The Creative Journey

I started making art as an adolescent, raised in Greenwich Village by an artistic single mother. My early influences were abstract expressionists like Rauschenberg, Motherwell, and Johns. I discovered painting in a small studio on Perry Street while my mother made large plastic light sculptures using an industrial vacuuform machinery that my stepfather helped build.


In my early twenties, I began exploring technology-based mediums, with video and photography becoming my primary art forms. I was drawn to their accessibility and ability to document and record everyday moments. I graduated from the Philadelphia College of Art—now UARTS—in 1975 with a BFA in Film. Choosing to major in film was a career-motivated decision, as commercials were evolving into an art form, attracting music video directors like Spike Jonze and Michel Gondry, who created experimental and highly stylized commercial works. I put my art on the back burner while I built my career and my family.


In 2001, at the age of 48, 18 months after the birth of my second child, I was diagnosed with stage-three blood cancer with a poor prognosis. With no cure available at the time, I was given a range of five months to five years to live. I closed my business and ended my twenty-year career. I went on the road in search of experimental and new treatments. I found a doctor in Little Rock, Arkansas, with a controversial back-to-back dual stem cell transplant protocol. For three-month-long stints, I lived on canned food in isolation, away from my family. My wife would visit for a week or two but had to leave to care for our twelve-year-old daughter and two-year-old son.


Perhaps my early exposure to avant-garde methods and tools fueled my decision to seek out conventional treatments—my mother had always embraced experimental art and technology. As I began my recovery, I rediscovered art. Using a digital camera and a laptop, I wandered around Little Rock, drawn to liminal spaces such as train yards and graffiti-filled industrial lots. I took thousands of digital photographs alone and in a state of transition myself. Back in my hotel, I carefully assembled collages, using color and shape to move the eye over geometric abstract forms, and integrated organic 2D painted elements. The picture cells grew and divided uncontrollably, much like the cancer in my body. In a series, I photographed my shadow in different places around Little Rock, digitally enhancing the images in surreal tableaux of isolation.


At the time, digital art was gaining traction among a niche audience. In 2002, I participated in Pixel Perfect, my first group show in Chelsea, alongside four other pioneering digital artists; the exhibition marked a significant moment in the burgeoning field of digital art. It reflected my personal journey and the innovative spirit inherited from my mother.


Much of my work has evolved through experimentation. Today, I continue to use photography as a point of origin, layering over the image with other parts of photographs or adding painted layers over an existing image.
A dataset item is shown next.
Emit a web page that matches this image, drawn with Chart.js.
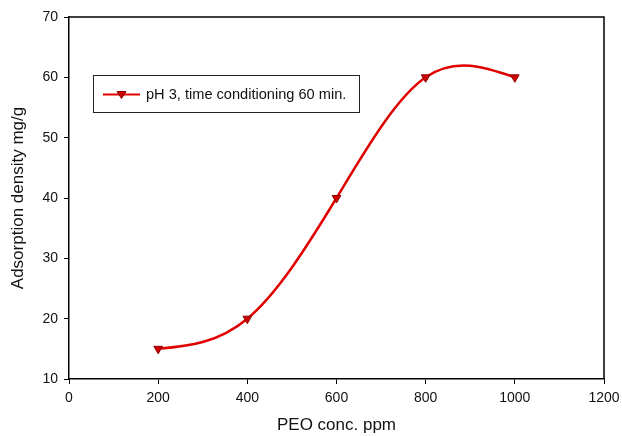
<!DOCTYPE html>
<html>
<head>
<meta charset="utf-8">
<script src="https://cdn.jsdelivr.net/npm/chart.js@4"></script>
<style>
  html, body { margin: 0; padding: 0; background: #fff; }
  #wrap { width: 622px; height: 436px; }
</style>
</head>
<body>
<div id="wrap"><canvas id="peoChart" width="622" height="436"></canvas></div>
<script>
const concPpm = [200, 400, 600, 800, 1000];
const adsorption = [15, 20, 40, 60, 60];
const seriesLabel = 'pH 3, time conditioning 60 min.';
const xTicks = [0, 200, 400, 600, 800, 1000, 1200];
const yTicks = [10, 20, 30, 40, 50, 60, 70];

const FONT = '"Liberation Sans", Arial, sans-serif';

// natural cubic spline second derivatives (data space)
function splineM(xs, ys) {
    const n = xs.length;
    const M = new Array(n).fill(0);
    if (n < 3) return M;
    const a = [], b = [], c = [], d = [];
    for (let i = 1; i < n - 1; i++) {
        const h0 = xs[i] - xs[i - 1], h1 = xs[i + 1] - xs[i];
        a.push(h0); b.push(2 * (h0 + h1)); c.push(h1);
        d.push(6 * ((ys[i + 1] - ys[i]) / h1 - (ys[i] - ys[i - 1]) / h0));
    }
    const m = b.length;
    for (let i = 1; i < m; i++) {
        const w = a[i] / b[i - 1];
        b[i] -= w * c[i - 1];
        d[i] -= w * d[i - 1];
    }
    const sol = new Array(m);
    sol[m - 1] = d[m - 1] / b[m - 1];
    for (let i = m - 2; i >= 0; i--) sol[i] = (d[i] - c[i] * sol[i + 1]) / b[i];
    for (let i = 0; i < m; i++) M[i + 1] = sol[i];
    return M;
}

// smooth line through the points, drawn with the chart's own scales
const splinePlugin = {
    id: 'spline',
    beforeDatasetsDraw(chart) {
        const ds = chart.data.datasets[0];
        const xs = ds.data.map(p => p.x), ys = ds.data.map(p => p.y);
        const M = splineM(xs, ys);
        const sx = chart.scales.x, sy = chart.scales.y;
        const c = chart.ctx;
        c.save();
        c.strokeStyle = ds.borderColor;
        c.lineWidth = 2.5;
        c.lineJoin = 'round';
        c.beginPath();
        c.moveTo(sx.getPixelForValue(xs[0]), sy.getPixelForValue(ys[0]));
        for (let i = 0; i < xs.length - 1; i++) {
            const h = xs[i + 1] - xs[i];
            const sl = (ys[i + 1] - ys[i]) / h;
            const d0 = sl - h * (2 * M[i] + M[i + 1]) / 6;
            const d1 = sl + h * (M[i] + 2 * M[i + 1]) / 6;
            c.bezierCurveTo(
                sx.getPixelForValue(xs[i] + h / 3), sy.getPixelForValue(ys[i] + d0 * h / 3),
                sx.getPixelForValue(xs[i + 1] - h / 3), sy.getPixelForValue(ys[i + 1] - d1 * h / 3),
                sx.getPixelForValue(xs[i + 1]), sy.getPixelForValue(ys[i + 1])
            );
        }
        c.stroke();
        c.restore();
    }
};

// box round the plot area plus the legend drawn inside it
const framePlugin = {
    id: 'frame',
    afterDraw(chart) {
        const c = chart.ctx;
        const a = chart.chartArea;
        c.save();
        c.strokeStyle = '#000';
        c.lineWidth = 1.5;
        c.beginPath();
        c.moveTo(a.left, a.top);
        c.lineTo(a.right, a.top);
        c.lineTo(a.right, a.bottom);
        c.stroke();

        const ds = chart.data.datasets[0];
        const bx = 93, by = 75, bw = 266, bh = 37;
        c.lineWidth = 1;
        c.strokeStyle = '#222';
        c.fillStyle = '#fff';
        c.fillRect(bx, by, bw, bh);
        c.strokeRect(bx + 0.5, by + 0.5, bw, bh);
        const ly = by + bh / 2 + 1;
        c.strokeStyle = ds.borderColor;
        c.lineWidth = 2;
        c.beginPath();
        c.moveTo(103, ly);
        c.lineTo(140, ly);
        c.stroke();
        c.fillStyle = ds.pointBackgroundColor;
        c.strokeStyle = ds.pointBorderColor;
        c.lineWidth = 1;
        c.beginPath();
        c.moveTo(117, ly - 3);
        c.lineTo(126, ly - 3);
        c.lineTo(121.5, ly + 4);
        c.closePath();
        c.fill();
        c.stroke();
        c.fillStyle = '#111';
        c.font = '14.6px ' + FONT;
        c.textBaseline = 'middle';
        c.fillText(ds.label, 146, ly);
        c.restore();
    }
};

document.addEventListener('DOMContentLoaded', function () {
    const ctx = document.getElementById('peoChart').getContext('2d');
    new Chart(ctx, {
        type: 'line',
        data: {
            datasets: [{
                label: seriesLabel,
                data: concPpm.map((x, i) => ({ x: x, y: adsorption[i] })),
                borderColor: '#e00000',
                showLine: false,
                pointStyle: 'triangle',
                rotation: 180,
                pointRadius: 5,
                pointBackgroundColor: '#d00000',
                pointBorderColor: '#8b0000',
                pointBorderWidth: 1,
                fill: false
            }]
        },
        options: {
            responsive: false,
            animation: false,
            layout: { padding: { top: 17, right: 18, left: 0, bottom: 0 } },
            plugins: {
                legend: { display: false },
                tooltip: { enabled: false }
            },
            scales: {
                x: {
                    type: 'linear',
                    min: 0,
                    max: 1200,
                    afterBuildTicks: function (axis) {
                        axis.ticks = xTicks.map(v => ({ value: v }));
                    },
                    afterFit: function (axis) {
                        axis.height = 57;
                        axis.paddingLeft = 0;
                        axis.paddingRight = 0;
                    },
                    border: { color: '#000', width: 1.5 },
                    grid: { drawOnChartArea: false, tickLength: 5, color: '#000', lineWidth: 1 },
                    ticks: {
                        color: '#111',
                        font: { family: FONT, size: 14 },
                        padding: 6,
                        callback: v => String(v)
                    },
                    title: {
                        display: true,
                        text: 'PEO conc. ppm',
                        color: '#111',
                        font: { family: FONT, size: 17 },
                        padding: { top: 15, bottom: 0 }
                    }
                },
                y: {
                    min: 10,
                    max: 70,
                    afterBuildTicks: function (axis) {
                        axis.ticks = yTicks.map(v => ({ value: v }));
                    },
                    afterFit: function (axis) {
                        axis.width = 69;
                        axis.paddingTop = 0;
                        axis.paddingBottom = 0;
                    },
                    border: { color: '#000', width: 1.5 },
                    grid: { drawOnChartArea: false, tickLength: 5, color: '#000', lineWidth: 1 },
                    ticks: {
                        color: '#111',
                        font: { family: FONT, size: 14 },
                        padding: 6,
                        callback: v => String(v)
                    },
                    title: {
                        display: true,
                        text: 'Adsorption density mg/g',
                        color: '#111',
                        font: { family: FONT, size: 17 },
                        padding: { top: 8, bottom: 4 }
                    }
                }
            }
        },
        plugins: [splinePlugin, framePlugin]
    });
});
</script>
</body>
</html>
Technology has always been the ethos of my work, and I continue to adopt and expand my art using new programs and advancements.


As I look to the future, I am excited about AI's possibilities in the art world. However, a part of me holds a Luddite's caution, wary of fully embracing this technological revolution. My deep love for the artist's voice and the power of art as a means to express profound emotional responses keeps me grounded. 


The tension between my fear of technology's potential dangers and my curiosity about its possibilities is the crux where my art most comfortably lies. This tension mirrors my journey with cancer—balancing hope for experimental treatments with the fear of the unknown. Just as I sought unconventional methods to combat my illness, I now navigate the frontier of digital and AI art while maintaining the raw core of my work. Perhaps it is my childhood, rooted in a love of experimentation and curiosity, that I have to thank for the twenty-three years I've spent in remission. Much like my life, my art thrives in the space where the unknown becomes a canvas for healing and creation.


Awards and CV 


“Your first 10,000 photographs are your worst.”

– Henri Cartier-Bresson


Marc is an award-winning contemporary, mixed media, and fine-art artist with an art studio in Greenwich, CT. He works with clients and interior decorators to create custom wall art and pieces that will complement the space. His commercial clients include Verisign, The Furguson Library, Greenwich Hospital, and Priceline Group. Marc's work is represented in residences and work spaces both internationally and throughout Connecticut and New York. Marc likes to think of his commission process as fun, collaborative, and part of the journey to create something unique.